モンローの説得技法は、次の5つのステップに沿って展開する。1.注意の喚起、2.問題点の指摘、3.解決策の提示、4.未来像の視覚化、5.アクションの提起、の5つである。オバマ大統領は、次のような展開でビジョンを提起し、投票を訴えた。(CNN.co.jpの日本語訳を参考に要約)

1.注意の喚起

「この数日間、今世紀最大級の暴風雨が米国を襲った。亡くなった方々の死を悼む。そして、被害を受けた人々には、必要な限りの支援を約束する。アメリカは困難に見舞われた時にこそ、最大の良さを発揮する。私たちは、党派を超えて力を合わせ、この最も辛い時期を乗り越えるのだ。

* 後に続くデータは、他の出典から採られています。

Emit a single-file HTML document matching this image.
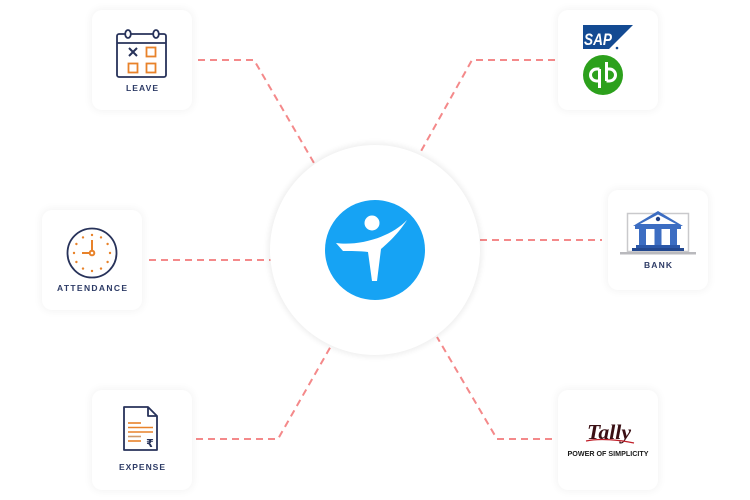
<!DOCTYPE html>
<html>
<head>
<meta charset="utf-8">
<style>
  html,body{margin:0;padding:0;background:#ffffff;}
  body{width:750px;height:500px;overflow:hidden;position:relative;font-family:"Liberation Sans",sans-serif;}
  .card{position:absolute;width:100px;height:100px;background:#fff;border-radius:10px;box-shadow:0 0 8px 2px rgba(0,0,0,0.045);}
  .center{position:absolute;left:270px;top:145px;width:210px;height:210px;border-radius:50%;background:#fff;box-shadow:0 0 6px 2px rgba(0,0,0,0.07);}
  svg{position:absolute;left:0;top:0;}
</style>
</head>
<body>
<svg width="750" height="500" viewBox="0 0 750 500" style="z-index:0">
  <g fill="none" stroke="#f4898a" stroke-width="2" stroke-dasharray="7 5">
    <path d="M198,60 L254,60 L314,163"/>
    <path d="M555,60 L472,60 L420,153"/>
    <path d="M149,260 L272,260"/>
    <path d="M480,240 L602,240"/>
    <path d="M196,439 L278,439 L331,346"/>
    <path d="M552,439 L497,439 L437,337"/>
  </g>
</svg>

<div class="center"></div>
<div class="card" style="left:92px;top:10px"></div>
<div class="card" style="left:558px;top:10px"></div>
<div class="card" style="left:42px;top:210px"></div>
<div class="card" style="left:608px;top:190px"></div>
<div class="card" style="left:92px;top:390px"></div>
<div class="card" style="left:558px;top:390px"></div>

<svg width="750" height="500" viewBox="0 0 750 500" style="z-index:2">
  <!-- Center logo -->
  <circle cx="375" cy="250" r="50" fill="#16a3f4"/>
  <circle cx="372" cy="223" r="7.5" fill="#fff"/>
  <path d="M336,243 C358,246 390,238 407,220 C398,234 388,243 381,249 L377,281 L372,281 L368,252 C360,251 350,251 343,251 Z" fill="#fff"/>

  <!-- LEAVE -->
  <g fill="none" stroke="#27325a" stroke-width="1.8">
    <rect x="117" y="34" width="49" height="43" rx="2"/>
    <line x1="117" y1="43" x2="166" y2="43"/>
    <ellipse cx="128" cy="34" rx="2.8" ry="4" fill="#fff"/>
    <ellipse cx="156" cy="34" rx="2.8" ry="4" fill="#fff"/>
    <path d="M129,48 L137,56 M137,48 L129,56" stroke-width="2"/>
  </g>
  <g fill="none" stroke="#e8822a" stroke-width="1.8">
    <rect x="146.5" y="47.5" width="9" height="9"/>
    <rect x="128.5" y="63.5" width="9" height="9"/>
    <rect x="146.5" y="63.5" width="9" height="9"/>
  </g>
  <text x="142" y="91" text-anchor="middle" font-family="Liberation Sans, sans-serif" font-weight="bold" font-size="8.5" fill="#2d3b66" textLength="32" lengthAdjust="spacing">LEAVE</text>

  <!-- ATTENDANCE clock -->
  <circle cx="92" cy="253" r="24.5" fill="none" stroke="#27325a" stroke-width="1.8"/>
  <g fill="#e8822a">
    <circle cx="92" cy="235" r="1.2"/><circle cx="101" cy="237.4" r="1.2"/><circle cx="107.6" cy="244" r="1.2"/>
    <circle cx="110" cy="253" r="1.2"/><circle cx="107.6" cy="262" r="1.2"/><circle cx="101" cy="268.6" r="1.2"/>
    <circle cx="92" cy="271" r="1.2"/><circle cx="83" cy="268.6" r="1.2"/><circle cx="76.4" cy="262" r="1.2"/>
    <circle cx="74" cy="253" r="1.2"/><circle cx="76.4" cy="244" r="1.2"/><circle cx="83" cy="237.4" r="1.2"/>
  </g>
  <g stroke="#e8822a" stroke-width="2" fill="none">
    <line x1="92" y1="251" x2="92" y2="240"/>
    <line x1="90" y1="253" x2="82" y2="253"/>
    <circle cx="92" cy="253" r="2.3" fill="#fff"/>
  </g>
  <text x="92" y="291" text-anchor="middle" font-family="Liberation Sans, sans-serif" font-weight="bold" font-size="8.5" fill="#2d3b66" textLength="70" lengthAdjust="spacing">ATTENDANCE</text>

  <!-- EXPENSE -->
  <g fill="none" stroke="#27325a" stroke-width="1.8" stroke-linejoin="round">
    <path d="M124,407 L148,407 L157,416 L157,450 L124,450 Z"/>
    <path d="M148,407 L148,416 L157,416"/>
  </g>
  <g stroke="#e8822a" stroke-width="1.6">
    <line x1="128" y1="423" x2="141" y2="423"/>
    <line x1="128" y1="427.5" x2="153" y2="427.5"/>
    <line x1="128" y1="432" x2="153" y2="432"/>
    <line x1="128" y1="436.5" x2="141" y2="436.5" stroke="#d09a6a"/>
    <line x1="128" y1="441" x2="141" y2="441"/>
  </g>
  <text x="150" y="447" text-anchor="middle" font-family="DejaVu Sans, sans-serif" font-weight="bold" font-size="11" fill="#27325a">₹</text>
  <text x="142" y="470" text-anchor="middle" font-family="Liberation Sans, sans-serif" font-weight="bold" font-size="8.5" fill="#2d3b66" textLength="46" lengthAdjust="spacing">EXPENSE</text>

  <!-- SAP -->
  <polygon points="583,25 633,25 609,49 583,49" fill="#134a92"/>
  <text x="584" y="45" font-family="Liberation Sans, sans-serif" font-weight="bold" font-style="italic" font-size="17" fill="#fff" textLength="28" lengthAdjust="spacingAndGlyphs">SAP</text>
  <circle cx="617" cy="48" r="1.3" fill="#134a92"/>

  <!-- QuickBooks -->
  <circle cx="603" cy="75" r="20" fill="#2ca01c"/>
  <g fill="none" stroke="#fff" stroke-width="3" stroke-linecap="butt">
    <path d="M599.5,69 L596.5,69 A6,6 0 0 0 596.5,81 L599.5,81"/>
    <line x1="599.5" y1="69" x2="599.5" y2="88"/>
    <path d="M606.5,69 L609.5,69 A6,6 0 0 1 609.5,81 L606.5,81"/>
    <line x1="606.5" y1="62" x2="606.5" y2="81"/>
  </g>

  <!-- BANK -->
  <rect x="627.5" y="213.5" width="61" height="38" fill="#fff" stroke="#c9c9cc" stroke-width="1.5"/>
  <rect x="620" y="252" width="76" height="2.5" fill="#b9b9bd"/>
  <polygon points="633,226 658,211 683,226" fill="#3c6dc2"/>
  <polygon points="640,224 658,214.5 676,224" fill="#fff"/>
  <circle cx="658" cy="219" r="2.2" fill="#1f3f85"/>
  <rect x="635" y="226" width="46" height="3" fill="#3c6dc2"/>
  <rect x="639" y="229" width="7" height="16" fill="#3c6dc2"/>
  <rect x="654.5" y="229" width="7" height="16" fill="#3c6dc2"/>
  <rect x="670" y="229" width="7" height="16" fill="#3c6dc2"/>
  <rect x="636" y="245" width="44" height="3" fill="#2b57a8"/>
  <rect x="632" y="248" width="52" height="3" fill="#23488f"/>
  <text x="658" y="268" text-anchor="middle" font-family="Liberation Sans, sans-serif" font-weight="bold" font-size="8.5" fill="#2d3b66" textLength="28" lengthAdjust="spacing">BANK</text>

  <!-- Tally -->
  <text x="609" y="439" text-anchor="middle" font-family="Liberation Serif, serif" font-weight="bold" font-style="italic" font-size="21" fill="#3a0f14" textLength="44" lengthAdjust="spacingAndGlyphs">Tally</text>
  <path d="M586,441 C600,438 620,440 634,443" fill="none" stroke="#c0202a" stroke-width="1.2"/>
  <text x="608" y="456" text-anchor="middle" font-family="Liberation Sans, sans-serif" font-weight="bold" font-size="7" fill="#1a1a1a" textLength="81" lengthAdjust="spacingAndGlyphs">POWER OF SIMPLICITY</text>
</svg>
</body>
</html>
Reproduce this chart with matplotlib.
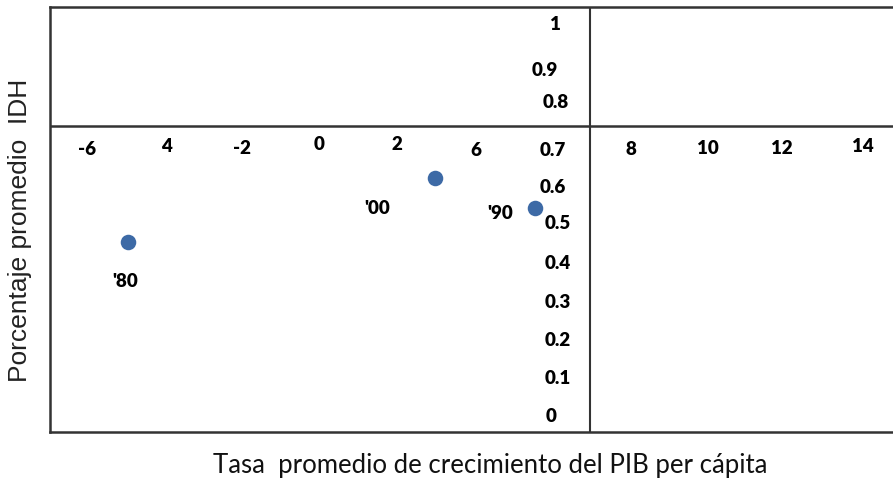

 アメリカは4年前、二つの戦争と世界大恐慌以来の経済危機に陥っていた。しかし、力を合わせて改革に取り組み、ここまで立ち直った。まだ目的地には達していないが、確実に前進を続けている。6日の投票日には、根本的に異なる二つのビジョンのどちらかを選ぶことになる。私は、アメリカの繁栄の基礎は中間層の強さだと確信している。誰もが公平にチャンスを与えられ、等しく役割を果たし、同じルールに従うとき、国全体がより豊かになる」

 まず冒頭で、ハリケーン「サンディ」の被害にあった人々の心情を理解し、困った時こそ心を一つにし、助けを差し伸べることが大事であるとの信念を表明した。ここで、有権者とコネクトし、心を通い合わせた。

 そして、今回の選挙は、まったく異なる二つのビジョンのどちらかを選ぶ、国の将来にとって極めて重要な決断の機会であるという意味づけを明確にした。そのうえで、貧富の格差が広がる中で、中間層を増やすことが国を豊かにすると考える、という自らのポジショニングを明確にした。